■ Problem requirements ■
Leave the pictures out and quote every line from the start of the listing to the line with "zero-carbon balancing technologies", inclusive.

■ Collected data ■

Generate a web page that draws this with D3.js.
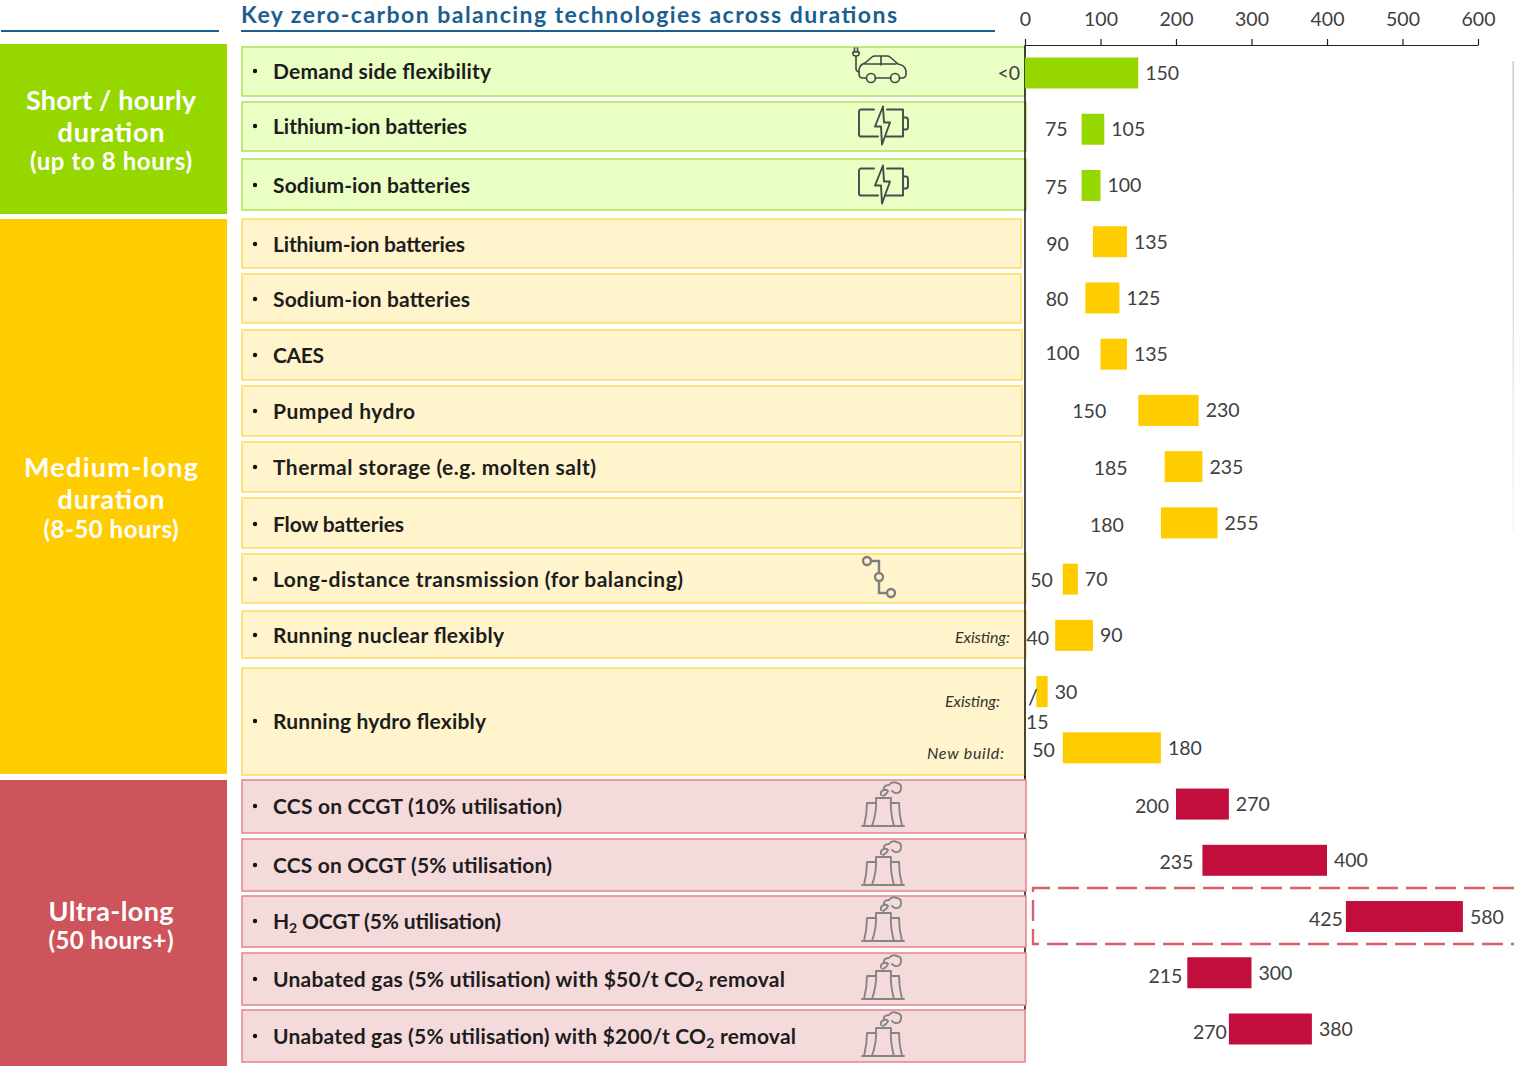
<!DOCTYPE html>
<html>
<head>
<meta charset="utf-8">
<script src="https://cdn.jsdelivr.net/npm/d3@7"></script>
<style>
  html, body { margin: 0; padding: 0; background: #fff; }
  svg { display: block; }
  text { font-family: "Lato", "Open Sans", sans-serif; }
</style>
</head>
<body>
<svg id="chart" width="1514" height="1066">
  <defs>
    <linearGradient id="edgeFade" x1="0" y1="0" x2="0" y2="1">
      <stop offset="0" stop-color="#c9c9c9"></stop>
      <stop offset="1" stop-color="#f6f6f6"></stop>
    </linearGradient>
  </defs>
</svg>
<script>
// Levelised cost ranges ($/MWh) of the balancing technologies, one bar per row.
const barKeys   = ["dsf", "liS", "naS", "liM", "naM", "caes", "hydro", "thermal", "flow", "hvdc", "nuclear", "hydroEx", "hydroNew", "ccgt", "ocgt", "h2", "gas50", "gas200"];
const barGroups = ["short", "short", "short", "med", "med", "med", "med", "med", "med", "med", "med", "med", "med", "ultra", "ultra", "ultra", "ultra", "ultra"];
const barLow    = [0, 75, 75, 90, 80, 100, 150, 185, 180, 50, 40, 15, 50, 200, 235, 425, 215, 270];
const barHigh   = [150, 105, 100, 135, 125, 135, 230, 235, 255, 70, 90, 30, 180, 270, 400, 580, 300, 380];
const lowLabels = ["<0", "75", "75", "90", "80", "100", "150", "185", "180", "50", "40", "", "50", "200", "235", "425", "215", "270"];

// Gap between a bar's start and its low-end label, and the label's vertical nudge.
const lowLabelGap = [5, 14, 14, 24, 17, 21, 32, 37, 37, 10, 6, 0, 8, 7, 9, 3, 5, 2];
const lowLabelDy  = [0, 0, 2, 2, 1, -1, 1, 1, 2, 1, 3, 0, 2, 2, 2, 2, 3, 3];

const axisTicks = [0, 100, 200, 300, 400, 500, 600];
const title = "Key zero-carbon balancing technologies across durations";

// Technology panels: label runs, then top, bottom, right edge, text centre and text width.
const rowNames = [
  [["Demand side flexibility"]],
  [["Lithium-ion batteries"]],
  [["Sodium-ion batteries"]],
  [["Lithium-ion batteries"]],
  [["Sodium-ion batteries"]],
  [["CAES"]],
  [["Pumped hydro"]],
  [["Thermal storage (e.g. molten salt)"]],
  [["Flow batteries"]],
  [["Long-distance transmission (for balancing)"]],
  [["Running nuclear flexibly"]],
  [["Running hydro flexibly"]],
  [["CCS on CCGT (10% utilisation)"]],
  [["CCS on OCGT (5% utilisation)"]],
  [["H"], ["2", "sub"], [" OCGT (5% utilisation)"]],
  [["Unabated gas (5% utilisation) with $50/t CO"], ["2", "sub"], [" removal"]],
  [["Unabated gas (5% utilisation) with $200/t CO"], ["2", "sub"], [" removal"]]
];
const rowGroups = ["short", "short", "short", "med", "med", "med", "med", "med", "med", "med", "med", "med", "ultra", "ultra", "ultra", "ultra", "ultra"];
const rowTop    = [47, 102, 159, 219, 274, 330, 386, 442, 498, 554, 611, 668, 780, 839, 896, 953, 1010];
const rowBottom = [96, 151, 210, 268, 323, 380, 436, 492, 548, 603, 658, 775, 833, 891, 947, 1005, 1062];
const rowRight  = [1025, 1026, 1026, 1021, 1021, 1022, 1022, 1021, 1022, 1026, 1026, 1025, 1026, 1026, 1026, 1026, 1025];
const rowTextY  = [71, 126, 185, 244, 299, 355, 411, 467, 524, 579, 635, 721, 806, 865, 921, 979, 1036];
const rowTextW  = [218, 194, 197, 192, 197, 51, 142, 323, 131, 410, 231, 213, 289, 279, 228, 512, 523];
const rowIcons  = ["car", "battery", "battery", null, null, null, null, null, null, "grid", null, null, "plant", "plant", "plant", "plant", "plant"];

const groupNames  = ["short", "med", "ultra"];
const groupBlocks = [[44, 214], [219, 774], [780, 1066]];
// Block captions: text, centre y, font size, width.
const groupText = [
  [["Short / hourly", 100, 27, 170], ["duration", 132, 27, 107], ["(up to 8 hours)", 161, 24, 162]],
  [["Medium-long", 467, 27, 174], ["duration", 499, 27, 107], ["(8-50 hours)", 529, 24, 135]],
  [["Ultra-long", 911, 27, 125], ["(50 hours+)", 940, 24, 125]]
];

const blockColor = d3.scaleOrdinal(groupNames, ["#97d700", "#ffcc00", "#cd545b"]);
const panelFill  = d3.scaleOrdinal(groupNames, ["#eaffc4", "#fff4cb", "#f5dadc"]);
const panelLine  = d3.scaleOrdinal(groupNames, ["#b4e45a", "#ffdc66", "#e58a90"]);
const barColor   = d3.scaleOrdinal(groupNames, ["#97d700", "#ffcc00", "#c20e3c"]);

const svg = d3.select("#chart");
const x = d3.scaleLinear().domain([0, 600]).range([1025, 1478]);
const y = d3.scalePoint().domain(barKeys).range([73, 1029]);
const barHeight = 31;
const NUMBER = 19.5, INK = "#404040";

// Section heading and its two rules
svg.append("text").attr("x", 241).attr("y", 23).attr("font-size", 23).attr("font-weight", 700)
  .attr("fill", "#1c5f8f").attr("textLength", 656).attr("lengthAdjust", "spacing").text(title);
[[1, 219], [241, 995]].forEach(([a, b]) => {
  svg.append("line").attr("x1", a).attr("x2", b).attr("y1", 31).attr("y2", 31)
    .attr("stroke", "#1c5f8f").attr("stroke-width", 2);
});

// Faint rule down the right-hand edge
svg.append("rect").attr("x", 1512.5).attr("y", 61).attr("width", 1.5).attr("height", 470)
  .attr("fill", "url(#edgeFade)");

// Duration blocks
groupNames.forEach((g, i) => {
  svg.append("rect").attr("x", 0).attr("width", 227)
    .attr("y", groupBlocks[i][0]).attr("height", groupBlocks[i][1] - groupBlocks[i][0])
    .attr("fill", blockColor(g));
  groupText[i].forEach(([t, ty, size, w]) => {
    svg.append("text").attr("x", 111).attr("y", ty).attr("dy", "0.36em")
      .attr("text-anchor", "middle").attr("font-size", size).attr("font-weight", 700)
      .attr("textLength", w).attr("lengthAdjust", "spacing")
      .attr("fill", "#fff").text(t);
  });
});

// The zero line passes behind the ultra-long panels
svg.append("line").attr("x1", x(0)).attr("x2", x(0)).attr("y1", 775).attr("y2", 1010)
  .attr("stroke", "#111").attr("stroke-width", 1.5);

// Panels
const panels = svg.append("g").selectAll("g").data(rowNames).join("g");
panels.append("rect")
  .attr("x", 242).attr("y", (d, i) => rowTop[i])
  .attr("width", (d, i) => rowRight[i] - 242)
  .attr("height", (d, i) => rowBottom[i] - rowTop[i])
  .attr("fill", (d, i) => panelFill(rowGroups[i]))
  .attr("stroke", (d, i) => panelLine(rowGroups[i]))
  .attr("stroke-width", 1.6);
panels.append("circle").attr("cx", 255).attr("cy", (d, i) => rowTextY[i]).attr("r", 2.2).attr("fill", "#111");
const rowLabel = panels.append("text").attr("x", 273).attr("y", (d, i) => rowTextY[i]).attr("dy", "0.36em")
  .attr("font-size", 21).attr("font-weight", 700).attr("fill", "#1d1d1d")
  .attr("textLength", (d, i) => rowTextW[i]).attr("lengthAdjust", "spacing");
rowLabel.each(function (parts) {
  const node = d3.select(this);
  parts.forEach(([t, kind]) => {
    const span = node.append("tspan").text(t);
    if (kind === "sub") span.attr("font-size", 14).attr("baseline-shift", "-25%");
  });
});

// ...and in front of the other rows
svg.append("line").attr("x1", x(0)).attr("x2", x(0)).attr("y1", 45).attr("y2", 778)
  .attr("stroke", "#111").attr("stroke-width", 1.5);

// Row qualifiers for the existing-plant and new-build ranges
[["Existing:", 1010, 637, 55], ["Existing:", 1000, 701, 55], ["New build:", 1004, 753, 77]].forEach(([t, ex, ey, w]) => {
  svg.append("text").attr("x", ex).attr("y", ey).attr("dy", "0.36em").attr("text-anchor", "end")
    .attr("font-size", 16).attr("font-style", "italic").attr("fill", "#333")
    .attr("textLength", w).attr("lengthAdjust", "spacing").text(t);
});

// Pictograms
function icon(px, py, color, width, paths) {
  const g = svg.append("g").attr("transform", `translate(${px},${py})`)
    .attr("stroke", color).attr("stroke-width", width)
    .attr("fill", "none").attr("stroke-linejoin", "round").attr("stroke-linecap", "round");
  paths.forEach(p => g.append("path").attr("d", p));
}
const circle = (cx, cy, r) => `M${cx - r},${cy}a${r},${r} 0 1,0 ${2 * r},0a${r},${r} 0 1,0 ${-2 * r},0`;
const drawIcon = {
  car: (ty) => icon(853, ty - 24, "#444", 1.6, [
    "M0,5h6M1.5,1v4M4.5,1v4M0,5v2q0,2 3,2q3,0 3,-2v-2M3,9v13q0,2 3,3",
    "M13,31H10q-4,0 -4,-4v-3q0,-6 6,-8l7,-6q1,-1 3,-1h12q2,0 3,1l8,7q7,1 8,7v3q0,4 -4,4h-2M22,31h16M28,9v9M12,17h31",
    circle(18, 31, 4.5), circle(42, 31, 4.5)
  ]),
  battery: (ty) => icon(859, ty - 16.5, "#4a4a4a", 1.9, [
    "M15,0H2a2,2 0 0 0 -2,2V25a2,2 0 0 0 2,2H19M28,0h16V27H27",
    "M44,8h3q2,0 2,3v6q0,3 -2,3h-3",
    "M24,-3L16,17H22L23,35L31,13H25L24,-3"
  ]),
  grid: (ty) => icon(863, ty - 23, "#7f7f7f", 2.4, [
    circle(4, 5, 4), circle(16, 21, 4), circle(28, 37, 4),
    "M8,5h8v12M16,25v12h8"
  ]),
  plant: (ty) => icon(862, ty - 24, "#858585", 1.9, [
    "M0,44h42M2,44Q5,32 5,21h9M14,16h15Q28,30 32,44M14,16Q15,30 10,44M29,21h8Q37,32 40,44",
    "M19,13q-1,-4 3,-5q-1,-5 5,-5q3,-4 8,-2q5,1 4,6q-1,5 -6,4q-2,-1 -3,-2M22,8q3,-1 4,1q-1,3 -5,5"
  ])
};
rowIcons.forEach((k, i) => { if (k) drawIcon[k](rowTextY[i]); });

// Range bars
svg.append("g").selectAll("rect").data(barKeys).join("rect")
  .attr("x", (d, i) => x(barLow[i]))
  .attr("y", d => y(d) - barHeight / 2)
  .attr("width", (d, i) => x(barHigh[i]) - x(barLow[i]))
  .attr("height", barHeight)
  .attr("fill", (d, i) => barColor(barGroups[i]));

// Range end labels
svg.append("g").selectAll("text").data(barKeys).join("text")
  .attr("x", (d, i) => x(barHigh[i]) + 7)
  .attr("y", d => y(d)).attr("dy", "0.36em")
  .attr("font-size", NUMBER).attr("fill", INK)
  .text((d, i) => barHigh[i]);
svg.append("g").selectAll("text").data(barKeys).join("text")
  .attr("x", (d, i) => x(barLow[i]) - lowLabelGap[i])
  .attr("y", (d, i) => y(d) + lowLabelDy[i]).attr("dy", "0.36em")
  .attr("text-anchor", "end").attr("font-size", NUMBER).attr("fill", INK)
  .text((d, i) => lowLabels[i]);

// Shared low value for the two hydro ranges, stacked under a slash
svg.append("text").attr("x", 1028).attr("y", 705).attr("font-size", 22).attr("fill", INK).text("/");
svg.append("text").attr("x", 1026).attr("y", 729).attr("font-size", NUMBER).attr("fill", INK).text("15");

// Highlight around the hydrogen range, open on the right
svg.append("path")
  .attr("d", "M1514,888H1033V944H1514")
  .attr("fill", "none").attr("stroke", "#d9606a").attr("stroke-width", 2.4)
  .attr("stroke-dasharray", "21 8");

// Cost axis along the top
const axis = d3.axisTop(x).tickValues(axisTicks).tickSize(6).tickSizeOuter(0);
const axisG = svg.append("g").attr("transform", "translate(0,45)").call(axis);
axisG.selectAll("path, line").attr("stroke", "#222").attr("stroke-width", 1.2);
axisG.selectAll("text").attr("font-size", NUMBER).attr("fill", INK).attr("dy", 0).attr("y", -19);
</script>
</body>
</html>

■ Response below ■
Generate a web page that draws this with D3.js.
<!DOCTYPE html>
<html>
<head>
<meta charset="utf-8">
<script src="https://cdn.jsdelivr.net/npm/d3@7"></script>
<style>
  html, body { margin: 0; padding: 0; background: #fff; }
  svg { display: block; }
  text { font-family: "Lato", "Open Sans", sans-serif; }
</style>
</head>
<body>
<svg id="chart" width="1514" height="1066">
  <defs>
    <linearGradient id="edgeFade" x1="0" y1="0" x2="0" y2="1">
      <stop offset="0" stop-color="#c9c9c9"></stop>
      <stop offset="1" stop-color="#f6f6f6"></stop>
    </linearGradient>
  </defs>
</svg>
<script>
// Levelised cost ranges ($/MWh) of the balancing technologies, one bar per row.
const barKeys   = ["dsf", "liS", "naS", "liM", "naM", "caes", "hydro", "thermal", "flow", "hvdc", "nuclear", "hydroEx", "hydroNew", "ccgt", "ocgt", "h2", "gas50", "gas200"];
const barGroups = ["short", "short", "short", "med", "med", "med", "med", "med", "med", "med", "med", "med", "med", "ultra", "ultra", "ultra", "ultra", "ultra"];
const barLow    = [0, 75, 75, 90, 80, 100, 150, 185, 180, 50, 40, 15, 50, 200, 235, 425, 215, 270];
const barHigh   = [150, 105, 100, 135, 125, 135, 230, 235, 255, 70, 90, 30, 180, 270, 400, 580, 300, 380];
const lowLabels = ["<0", "75", "75", "90", "80", "100", "150", "185", "180", "50", "40", "", "50", "200", "235", "425", "215", "270"];

// Gap between a bar's start and its low-end label, and the label's vertical nudge.
const lowLabelGap = [5, 14, 14, 24, 17, 21, 32, 37, 37, 10, 6, 0, 8, 7, 9, 3, 5, 2];
const lowLabelDy  = [0, 0, 2, 2, 1, -1, 1, 1, 2, 1, 3, 0, 2, 2, 2, 2, 3, 3];

const axisTicks = [0, 100, 200, 300, 400, 500, 600];
const title = "Key zero-carbon balancing technologies across durations";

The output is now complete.